Because this model is skewed to better predict houses in the middle range for house prices, by its parameters, the cheapest houses are the best deals because they are consistently over-predicted by the model and the most expensive houses are the worst deals because they are under-predicted by the model. Below is a plot of difference between actual and predicted price and the actual price. The greater the difference, the better the deal; that is the houses are ranked from left to right as worst to best.

plot

The worst deal is the most expensive house in the dataset, 5209 Harbor Ct, costing nearly $13 million. The model predicted its price to be $484k, putting the difference at around $12.5 million. This house has 3 bedrooms, which is half the number of bedrooms as the house(s) with the most bedrooms (6). The square footage of this house is nearly 3000; however, this is much less than the max square footage of the dataset (5330). This house is clearly a bad deal.

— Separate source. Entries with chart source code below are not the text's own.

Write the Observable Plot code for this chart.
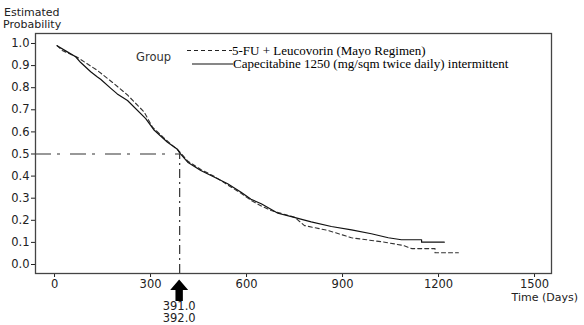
<!DOCTYPE html>
<html>
<head>
<meta charset="utf-8">
<script src="https://cdn.jsdelivr.net/npm/d3@7"></script>
<script src="https://cdn.jsdelivr.net/npm/@observablehq/plot@0.6"></script>
<style>
  html, body { margin: 0; padding: 0; background: #fff; }
</style>
</head>
<body>
<div id="chart"></div>
<script>
// Capecitabine 1250 (solid)
const capDays = [8, 40, 66, 81, 113, 134, 144, 175, 196, 228, 285, 310, 353, 384, 391, 416, 457, 500, 541, 583, 614, 646, 698, 740, 802, 865, 928, 990, 1043, 1084, 1147, 1147, 1218];
const capSurv = [0.99, 0.962, 0.94, 0.915, 0.872, 0.848, 0.838, 0.798, 0.772, 0.742, 0.66, 0.61, 0.553, 0.522, 0.505, 0.463, 0.425, 0.395, 0.365, 0.327, 0.295, 0.275, 0.232, 0.217, 0.193, 0.172, 0.157, 0.139, 0.121, 0.112, 0.112, 0.101, 0.101];
// 5-FU + Leucovorin (dashed)
const fuDays = [8, 24, 40, 71, 100, 134, 186, 228, 280, 306, 340, 391, 416, 457, 500, 541, 583, 614, 646, 677, 750, 781, 855, 928, 1032, 1090, 1116, 1189, 1189, 1262];
const fuSurv = [0.99, 0.968, 0.958, 0.938, 0.91, 0.878, 0.818, 0.767, 0.69, 0.622, 0.575, 0.51, 0.468, 0.43, 0.398, 0.36, 0.322, 0.29, 0.265, 0.244, 0.214, 0.176, 0.154, 0.121, 0.101, 0.086, 0.072, 0.072, 0.053, 0.053];

const seriesNames = ["5-FU + Leucovorin (Mayo Regimen)", "Capecitabine 1250 (mg/sqm twice daily) intermittent"];
const xTicks = [0, 300, 600, 900, 1200, 1500];
const yTicks = [0, 0.1, 0.2, 0.3, 0.4, 0.5, 0.6, 0.7, 0.8, 0.9, 1.0];
const medianDay = 391;
const medianProb = 0.5;
const medianLabels = ["391.0", "392.0"];
const xDomain = [-59.5, 1553];
const yDomain = [-0.0407, 1.0452];

const cap = capDays.map((d, i) => ({day: d, p: capSurv[i]}));
const fu = fuDays.map((d, i) => ({day: d, p: fuSurv[i]}));

const dashDot = "16,6,3,10";
const plot = Plot.plot({
  width: 584,
  height: 325,
  marginLeft: 35,
  marginRight: 33,
  marginTop: 33,
  marginBottom: 52,
  style: {fontFamily: "DejaVu Sans", fontSize: "11.5px", color: "#222", background: "#fff"},
  x: {domain: xDomain},
  y: {domain: yDomain},
  marks: [
    Plot.axisY({ticks: yTicks, tickFormat: d3.format(".1f"), tickSize: 4, tickPadding: 2, label: null}),
    Plot.axisX({ticks: xTicks, tickFormat: d3.format("d"), tickSize: 4, tickPadding: 2, label: null}),
    Plot.ruleY([medianProb], {x1: xDomain[0], x2: medianDay, stroke: "#333", strokeWidth: 1.2, strokeDasharray: dashDot}),
    Plot.ruleX([medianDay], {y1: yDomain[0], y2: medianProb, stroke: "#333", strokeWidth: 1.2, strokeDasharray: "9,4,2,4"}),
    Plot.line(fu, {x: "day", y: "p", stroke: "#333", strokeWidth: 1.1, strokeDasharray: "4,3"}),
    Plot.line(cap, {x: "day", y: "p", stroke: "#111", strokeWidth: 1.2}),
    Plot.frame({stroke: "#444", strokeWidth: 1.3})
  ]
});
document.getElementById("chart").appendChild(plot);

const svg = d3.select(plot);
const xs = plot.scale("x");
const mx = xs.apply(medianDay);

function addText(x, y, t, opts = {}) {
  return svg.append("text")
    .attr("x", x).attr("y", y)
    .attr("text-anchor", opts.anchor || "start")
    .attr("font-family", opts.family || "DejaVu Sans")
    .attr("font-size", opts.size || 11)
    .attr("fill", opts.fill || "#222")
    .text(t);
}

// Axis titles
addText(4, 16, "Estimated");
addText(3, 28, "Probability");
addText(578, 301, "Time (Days)", {anchor: "end"});

// Median arrow and labels
const hw = 9, sw = 3.7;
svg.append("polygon")
  .attr("points", [[mx, 279.5], [mx + hw, 290], [mx + sw, 290], [mx + sw, 301], [mx - sw, 301], [mx - sw, 290], [mx - hw, 290]].map(p => p.join(",")).join(" "))
  .attr("fill", "#000");
medianLabels.forEach((t, i) => addText(mx, 309.5 + i * 12.5, t, {anchor: "middle", size: 11.5}));

// Legend
addText(136, 60.5, "Group", {size: 11.5, fill: "#333"});
svg.append("line").attr("x1", 187).attr("x2", 232).attr("y1", 50.5).attr("y2", 50.5).attr("stroke", "#222").attr("stroke-width", 1).attr("stroke-dasharray", "4,3");
svg.append("line").attr("x1", 192).attr("x2", 233).attr("y1", 64).attr("y2", 64).attr("stroke", "#111").attr("stroke-width", 1.2);
addText(232, 54.5, seriesNames[0], {family: "Liberation Serif", size: 13, fill: "#000"});
addText(233, 68, seriesNames[1], {family: "Liberation Serif", size: 13, fill: "#000"});
</script>
</body>
</html>
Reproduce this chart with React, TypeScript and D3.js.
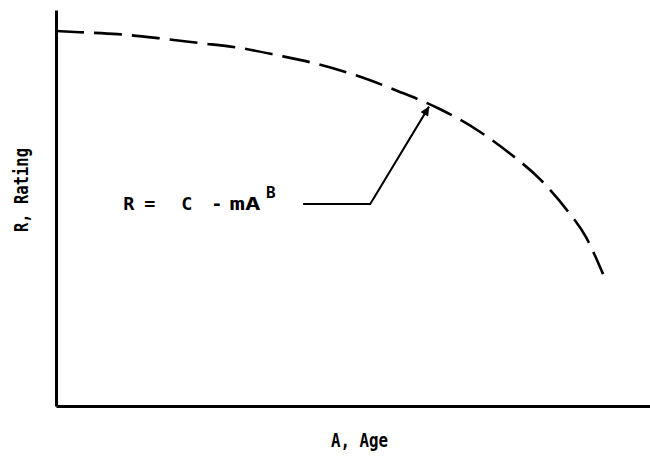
import React, { useRef, useEffect } from "react";
import * as d3 from "d3";

// curve, in axis units (0..100 on both axes)
const ageValues = [0, 4.0, 10.4, 17.2, 23.9, 31.0, 37.2, 43.9, 50.3, 57.6, 64.6, 70.9, 76.3, 81.6, 85.9, 89.2, 92.1];
const ratingValues = [94.7, 94.4, 93.9, 92.9, 91.7, 90.4, 88.6, 86.4, 83.6, 79.5, 75.0, 69.7, 63.9, 57.1, 49.7, 42.7, 33.3];

// leader line from the formula to the curve
const leaderAge = [41.6, 52.9, 62.8];
const leaderRating = [51.0, 51.0, 75.6];

const xLabel = "A, Age";
const yLabel = "R, Rating";

const W = 650;
const H = 457;
const FONT = "'DejaVu Sans Mono', monospace";

const App = () => {
  const ref = useRef<SVGSVGElement>(null);

  useEffect(() => {
    if (!ref.current) return;
    const svg = d3.select(ref.current);
    svg.selectAll("*").remove();

    const x = d3.scaleLinear().domain([0, 100]).range([56, 650]);
    const y = d3.scaleLinear().domain([0, 100]).range([406, 10]);

    // axes: plain lines, no ticks
    svg.append("g")
      .attr("transform", "translate(0,406)")
      .call(d3.axisBottom(x).tickValues([]).tickSizeOuter(0))
      .call(g => g.select(".domain").attr("stroke", "#000").attr("stroke-width", 3));
    svg.append("g")
      .attr("transform", "translate(56,0)")
      .call(d3.axisLeft(y).tickValues([]).tickSizeOuter(0))
      .call(g => g.select(".domain").attr("stroke", "#000").attr("stroke-width", 3));

    // dashed curve
    const pts: [number, number][] = ageValues.map((a, i) => [a, ratingValues[i]]);
    const line = d3.line<[number, number]>()
      .x(d => x(d[0]))
      .y(d => y(d[1]))
      .curve(d3.curveMonotoneX);
    svg.append("path")
      .attr("d", line(pts))
      .attr("fill", "none")
      .attr("stroke", "#000")
      .attr("stroke-width", 2.6)
      .attr("stroke-dasharray", "28,10");

    // arrow marker
    svg.append("defs").append("marker")
      .attr("id", "arrow")
      .attr("viewBox", "0 0 10 10")
      .attr("refX", 10).attr("refY", 5)
      .attr("markerWidth", 12).attr("markerHeight", 9)
      .attr("markerUnits", "userSpaceOnUse")
      .attr("orient", "auto")
      .append("path")
      .attr("d", "M0,0L10,5L0,10Z")
      .attr("fill", "#000");

    const leader = leaderAge.map((a, i) => [a, leaderRating[i]] as [number, number]);
    svg.append("path")
      .attr("d", d3.line<[number, number]>().x(d => x(d[0])).y(d => y(d[1]))(leader))
      .attr("fill", "none")
      .attr("stroke", "#000")
      .attr("stroke-width", 2)
      .attr("marker-end", "url(#arrow)");

    // formula R = C - mA^B
    const fx = x(11.6);
    const fy = y(49.5);
    const put = (cx: number, dy: number, s: string, size: number, len?: number) => {
      const t = svg.append("text")
        .attr("x", fx + cx).attr("y", fy + dy)
        .attr("text-anchor", "middle")
        .attr("font-family", FONT)
        .attr("font-weight", "bold")
        .attr("font-size", size)
        .attr("fill", "#000")
        .text(s);
      if (len) t.attr("textLength", len).attr("lengthAdjust", "spacingAndGlyphs");
    };
    put(4, 0, "R", 18.5);
    put(25, 0, "=", 18.5);
    put(62, 0, "C", 18.5);
    put(92, 0, "-", 18.5);
    put(120, 0, "mA", 18.5, 31);
    put(146, -12, "B", 16);

    // axis titles
    svg.append("text")
      .attr("x", 331).attr("y", 447)
      .attr("font-family", FONT)
      .attr("font-weight", "bold")
      .attr("font-size", 19)
      .attr("textLength", 57)
      .attr("lengthAdjust", "spacingAndGlyphs")
      .text(xLabel);
    svg.append("text")
      .attr("transform", "translate(28,232) rotate(-90)")
      .attr("font-family", FONT)
      .attr("font-weight", "bold")
      .attr("font-size", 19)
      .attr("textLength", 84)
      .attr("lengthAdjust", "spacingAndGlyphs")
      .text(yLabel);
  }, []);

  return (
    <div style={{ position: "absolute", left: 0, top: 0 }}>
      <svg ref={ref} width={W} height={H} style={{ display: "block", background: "#fff" }} />
    </div>
  );
};

export default App;
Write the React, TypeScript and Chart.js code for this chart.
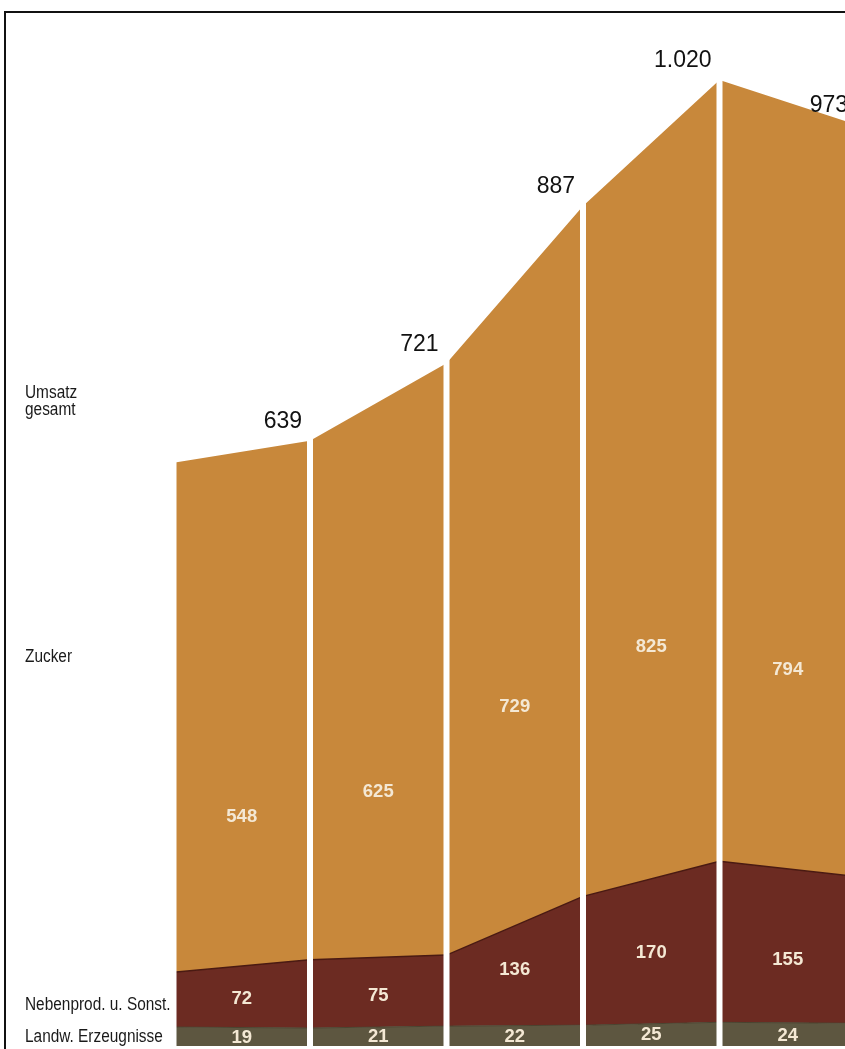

The best deal is one of the cheaper houses in the dataset, 2407 Dunns Marsh Ter. This house costs 46700 but the model values it at 562249, putting the difference at over half a million dollars greater than its actual cost. This house has 3 bedrooms, which is average for the dataset, 4 bathrooms, which is greater than average, and 4988 square feet, which is close to the max. It is definitely a better buy (irrespective of price) than 5209 Harbor Court.

To improve this model, I would like to eventually add a spatial variable such as zip code. I think it would help improve the accuracy for more expensive homes, which are likely expensive due to location. I would also like to add layers to the model to see if that improves its prediction capabilities. For now, the model is somewhat useful in that it can predict homes in the middle of the range of prices.